Records from a data collection:
::::

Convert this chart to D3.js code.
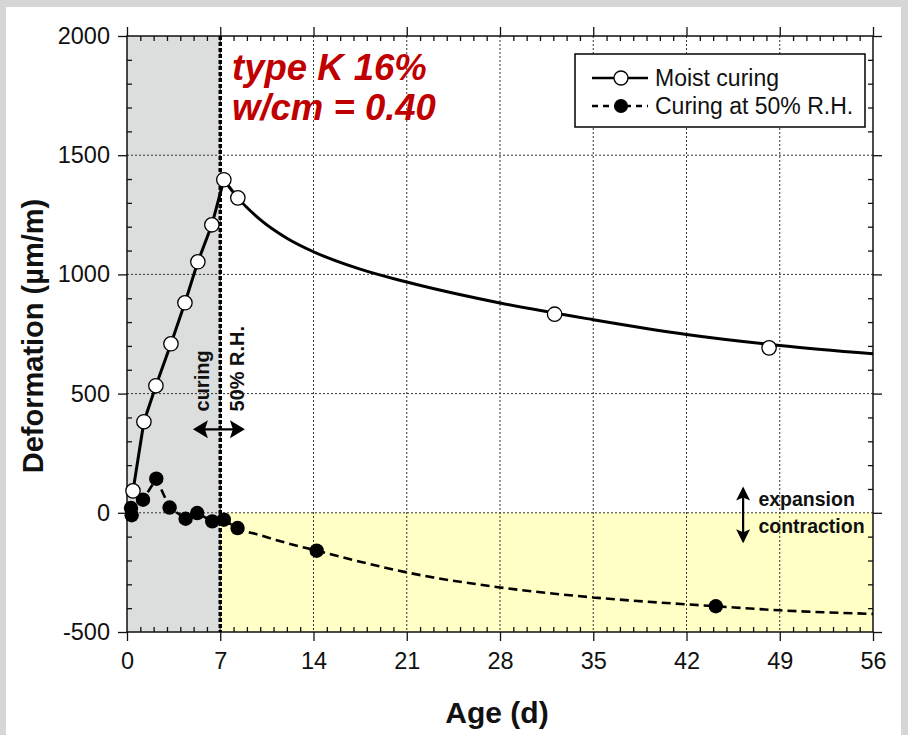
<!DOCTYPE html>
<html lang="en">
<head>
    <meta charset="UTF-8">
    <title>Deformation vs age</title>
    <script src="https://d3js.org/d3.v7.min.js"></script>
    <style>
        body {
            margin: 0;
            padding: 0;
            background: #d6d6d6;
            font-family: "Liberation Sans", Arial, sans-serif;
        }
        svg {
            display: block;
        }
        .grid line {
            stroke: #333;
            stroke-width: 1;
            stroke-dasharray: 2, 2;
        }
        .tick text {
            font-family: "Liberation Sans", Arial, sans-serif;
            font-size: 23.5px;
            fill: #111;
        }
        .tick line {
            stroke: #111;
            stroke-width: 1.3;
        }
    </style>
</head>
<body>
    <svg id="chart" width="908" height="735"></svg>

    <script>
        // Moist curing: measured points
        const moistAge = [0.45, 1.27, 2.17, 3.3, 4.35, 5.32, 6.37, 7.27, 8.32, 32.1, 48.2];
        const moistDef = [92, 382, 533, 709, 881, 1053, 1208, 1397, 1321, 833, 692];
        // Moist curing: fitted decay curve after the peak
        const moistFitAge = [7.27, 8.32, 10, 12, 14, 17.5, 21, 28, 35, 42, 49, 56];
        const moistFitDef = [1397, 1321, 1230, 1152, 1095, 1022, 968, 880, 810, 748, 702, 667];

        // Curing at 50% R.H.: measured points
        const dryAge = [0.3, 0.35, 1.2, 2.2, 3.2, 4.4, 5.27, 6.4, 7.27, 8.3, 14.24, 44.2];
        const dryDef = [20, -10, 55, 143, 22, -25, -1, -36, -29, -64, -159, -392];
        // Curing at 50% R.H.: fitted curve from day 7 on
        const dryFitAge = [7.27, 8.3, 10, 12, 14.24, 17.5, 21, 28, 35, 42, 44.2, 49, 56];
        const dryFitDef = [-29, -64, -94, -127, -159, -205, -250, -313, -355, -384, -392, -409, -424];

        const xTicks = [0, 7, 14, 21, 28, 35, 42, 49, 56];
        const yTicks = [-500, 0, 500, 1000, 1500, 2000];

        const svg = d3.select("#chart");

        // white card on grey frame
        svg.append("rect").attr("x", 0).attr("y", 0).attr("width", 908).attr("height", 735).attr("fill", "#d6d6d6");
        svg.append("rect").attr("x", 6).attr("y", 7).attr("width", 895).attr("height", 740).attr("fill", "#ffffff");

        const pLeft = 127, pRight = 873, pTop = 36, pBottom = 632;
        const x = d3.scaleLinear().domain([0, 56]).range([pLeft, pRight]);
        const y = d3.scaleLinear().domain([-500, 2000]).range([pBottom, pTop]);

        // shaded zones: before drying (grey) and contraction (yellow)
        svg.append("rect")
            .attr("x", x(0)).attr("y", y(2000))
            .attr("width", x(7) - x(0)).attr("height", y(-500) - y(2000))
            .attr("fill", "#dcdddd");
        svg.append("rect")
            .attr("x", x(7)).attr("y", y(0))
            .attr("width", x(56) - x(7)).attr("height", y(-500) - y(0))
            .attr("fill", "#ffffc6");

        // dotted grid
        const grid = svg.append("g").attr("class", "grid");
        grid.selectAll(".gx").data(xTicks.slice(1, -1)).enter().append("line")
            .attr("x1", d => x(d)).attr("x2", d => x(d))
            .attr("y1", pTop).attr("y2", pBottom);
        grid.selectAll(".gy").data(yTicks.slice(1, -1)).enter().append("line")
            .attr("x1", pLeft).attr("x2", pRight)
            .attr("y1", d => y(d)).attr("y2", d => y(d));

        // axes: major ticks outward, minor ticks inward, on all four sides
        const minorX = d3.range(0, 57, 1).filter(d => d % 7 !== 0);
        const minorY = d3.range(-500, 2001, 100).filter(d => d % 500 !== 0);

        function addAxis(axisFn, scale, pos, major, minor, labels) {
            const g1 = svg.append("g").attr("transform", pos)
                .call(axisFn(scale).tickValues(major).tickSize(9).tickSizeOuter(0)
                    .tickPadding(labels ? 6 : 0).tickFormat(labels ? (d => String(d)) : ""));
            g1.select(".domain").remove();
            const g2 = svg.append("g").attr("transform", pos)
                .call(axisFn(scale).tickValues(minor).tickSize(-5).tickSizeOuter(0).tickFormat(""));
            g2.select(".domain").remove();
            return g1;
        }
        const xAx = addAxis(d3.axisBottom, x, `translate(0,${pBottom})`, xTicks, minorX, true);
        xAx.selectAll("text").attr("dy", "0.95em");
        addAxis(d3.axisTop, x, `translate(0,${pTop})`, xTicks, minorX, false);
        const yAx = addAxis(d3.axisLeft, y, `translate(${pLeft},0)`, yTicks, minorY, true);
        yAx.selectAll("text").attr("dx", "-2");
        addAxis(d3.axisRight, y, `translate(${pRight},0)`, yTicks, minorY, false);

        svg.append("rect")
            .attr("x", pLeft).attr("y", pTop)
            .attr("width", pRight - pLeft).attr("height", pBottom - pTop)
            .attr("fill", "none").attr("stroke", "#111").attr("stroke-width", 1.5);

        // start of drying at 7 days
        svg.append("line")
            .attr("x1", x(7)).attr("x2", x(7))
            .attr("y1", pTop).attr("y2", pBottom)
            .attr("stroke", "#000").attr("stroke-width", 3.5)
            .attr("stroke-dasharray", "4,2");

        // series lines
        const line = d3.line().x(d => x(d[0])).y(d => y(d[1]));
        const smooth = d3.line().x(d => x(d[0])).y(d => y(d[1])).curve(d3.curveMonotoneX);

        const moistRise = moistAge.slice(0, 8).map((a, i) => [a, moistDef[i]]);
        const moistFit = moistFitAge.map((a, i) => [a, moistFitDef[i]]);
        const dryEarly = dryAge.slice(1, 9).map((a, i) => [a, dryDef[i + 1]]);
        const dryFit = dryFitAge.map((a, i) => [a, dryFitDef[i]]);

        svg.append("path").datum(moistRise).attr("d", line)
            .attr("fill", "none").attr("stroke", "#000").attr("stroke-width", 3);
        svg.append("path").datum(moistFit).attr("d", smooth)
            .attr("fill", "none").attr("stroke", "#000").attr("stroke-width", 3);
        svg.append("path").datum(dryEarly).attr("d", line)
            .attr("fill", "none").attr("stroke", "#000").attr("stroke-width", 2.6)
            .attr("stroke-dasharray", "9,5");
        svg.append("path").datum(dryFit).attr("d", smooth)
            .attr("fill", "none").attr("stroke", "#000").attr("stroke-width", 2.6)
            .attr("stroke-dasharray", "9,5");

        // markers
        svg.selectAll(".dry").data(dryAge).enter().append("circle")
            .attr("cx", d => x(d)).attr("cy", (d, i) => y(dryDef[i]))
            .attr("r", 7.2).attr("fill", "#000");
        svg.selectAll(".moist").data(moistAge).enter().append("circle")
            .attr("cx", d => x(d)).attr("cy", (d, i) => y(moistDef[i]))
            .attr("r", 7.2).attr("fill", "#fff").attr("stroke", "#000").attr("stroke-width", 1.3);

        // mix label
        const title = svg.append("text")
            .attr("x", 232).attr("y", 80)
            .attr("fill", "#c00000")
            .attr("font-size", 36.5).attr("font-weight", "bold").attr("font-style", "italic");
        title.append("tspan").attr("x", 232).text("type K 16%");
        title.append("tspan").attr("x", 232).attr("dy", 40).text("w/cm = 0.40");

        // legend
        const lg = svg.append("g");
        lg.append("rect").attr("x", 575).attr("y", 54).attr("width", 290).attr("height", 73)
            .attr("fill", "#fff").attr("stroke", "#000").attr("stroke-width", 1.5);
        lg.append("line").attr("x1", 592).attr("x2", 648).attr("y1", 78).attr("y2", 78)
            .attr("stroke", "#000").attr("stroke-width", 2.6);
        lg.append("circle").attr("cx", 621).attr("cy", 78).attr("r", 7)
            .attr("fill", "#fff").attr("stroke", "#000").attr("stroke-width", 1.3);
        lg.append("line").attr("x1", 592).attr("x2", 648).attr("y1", 106).attr("y2", 106)
            .attr("stroke", "#000").attr("stroke-width", 2.6).attr("stroke-dasharray", "6,5");
        lg.append("circle").attr("cx", 621).attr("cy", 106).attr("r", 7).attr("fill", "#000");
        lg.append("text").attr("x", 655).attr("y", 86).attr("font-size", 23).attr("fill", "#111").text("Moist curing");
        lg.append("text").attr("x", 655).attr("y", 114).attr("font-size", 23).attr("fill", "#111").text("Curing at 50% R.H.");

        // curing regime annotation
        function rotLabel(ax, def, txt) {
            svg.append("text")
                .attr("transform", `translate(${x(ax)},${y(def)}) rotate(-90)`)
                .attr("font-size", 20).attr("font-weight", "bold").attr("fill", "#111")
                .text(txt);
        }
        rotLabel(6.15, 425, "curing");
        rotLabel(8.75, 425, "50% R.H.");

        function arrowHead(px, py, dx, dy, len, half, notch) {
            // dx, dy: unit direction of the arrow tip
            const nx = -dy, ny = dx;
            const bx = px - dx * len, by = py - dy * len;
            const mx = px - dx * (len - notch), my = py - dy * (len - notch);
            return `M${px},${py}L${bx + nx * half},${by + ny * half}L${mx},${my}L${bx - nx * half},${by - ny * half}Z`;
        }
        const ay = y(350);
        svg.append("line").attr("x1", x(4.95) + 4).attr("x2", x(8.85) - 4).attr("y1", ay).attr("y2", ay)
            .attr("stroke", "#000").attr("stroke-width", 2.2);
        svg.append("path").attr("d", arrowHead(x(4.95), ay, -1, 0, 15, 9, 3)).attr("fill", "#000");
        svg.append("path").attr("d", arrowHead(x(8.85), ay, 1, 0, 15, 9, 3)).attr("fill", "#000");

        // expansion / contraction marker
        const ex = x(46.25);
        svg.append("line").attr("x1", ex).attr("x2", ex).attr("y1", y(100)).attr("y2", y(-120))
            .attr("stroke", "#000").attr("stroke-width", 2.2);
        svg.append("path").attr("d", arrowHead(ex, y(110), 0, -1, 14, 7, 3)).attr("fill", "#000");
        svg.append("path").attr("d", arrowHead(ex, y(-128), 0, 1, 14, 7, 3)).attr("fill", "#000");
        svg.append("text").attr("x", x(47.4)).attr("y", y(28))
            .attr("font-size", 19.5).attr("font-weight", "bold").attr("fill", "#111").text("expansion");
        svg.append("text").attr("x", x(47.4)).attr("y", y(-85))
            .attr("font-size", 19.5).attr("font-weight", "bold").attr("fill", "#111").text("contraction");

        // axis titles
        svg.append("text")
            .attr("x", 497).attr("y", 723)
            .attr("text-anchor", "middle")
            .attr("font-size", 30).attr("font-weight", "bold").attr("fill", "#111")
            .text("Age (d)");
        svg.append("text")
            .attr("transform", `translate(43,336) rotate(-90)`)
            .attr("text-anchor", "middle")
            .attr("font-size", 29).attr("font-weight", "bold").attr("fill", "#111")
            .text("Deformation (µm/m)");
    </script>
</body>
</html>
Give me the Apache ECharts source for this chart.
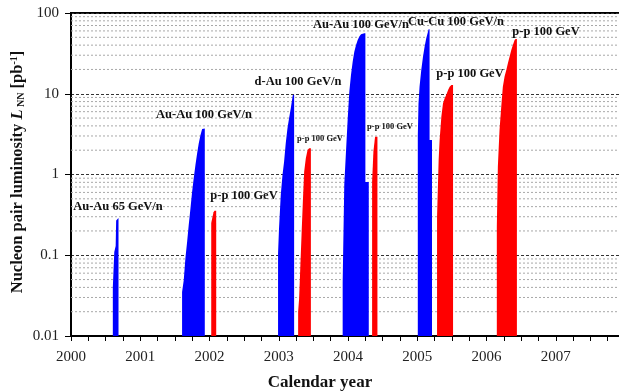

::::

## Aim of the task
Repeat only the lines between the start of the data and the line with "748, 702, 667];", including those two lines, and skip the pictures.

## Result below
Convert this chart to D3.js code.
<!DOCTYPE html>
<html lang="en">
<head>
    <meta charset="UTF-8">
    <title>Deformation vs age</title>
    <script src="https://d3js.org/d3.v7.min.js"></script>
    <style>
        body {
            margin: 0;
            padding: 0;
            background: #d6d6d6;
            font-family: "Liberation Sans", Arial, sans-serif;
        }
        svg {
            display: block;
        }
        .grid line {
            stroke: #333;
            stroke-width: 1;
            stroke-dasharray: 2, 2;
        }
        .tick text {
            font-family: "Liberation Sans", Arial, sans-serif;
            font-size: 23.5px;
            fill: #111;
        }
        .tick line {
            stroke: #111;
            stroke-width: 1.3;
        }
    </style>
</head>
<body>
    <svg id="chart" width="908" height="735"></svg>

    <script>
        // Moist curing: measured points
        const moistAge = [0.45, 1.27, 2.17, 3.3, 4.35, 5.32, 6.37, 7.27, 8.32, 32.1, 48.2];
        const moistDef = [92, 382, 533, 709, 881, 1053, 1208, 1397, 1321, 833, 692];
        // Moist curing: fitted decay curve after the peak
        const moistFitAge = [7.27, 8.32, 10, 12, 14, 17.5, 21, 28, 35, 42, 49, 56];
        const moistFitDef = [1397, 1321, 1230, 1152, 1095, 1022, 968, 880, 810, 748, 702, 667];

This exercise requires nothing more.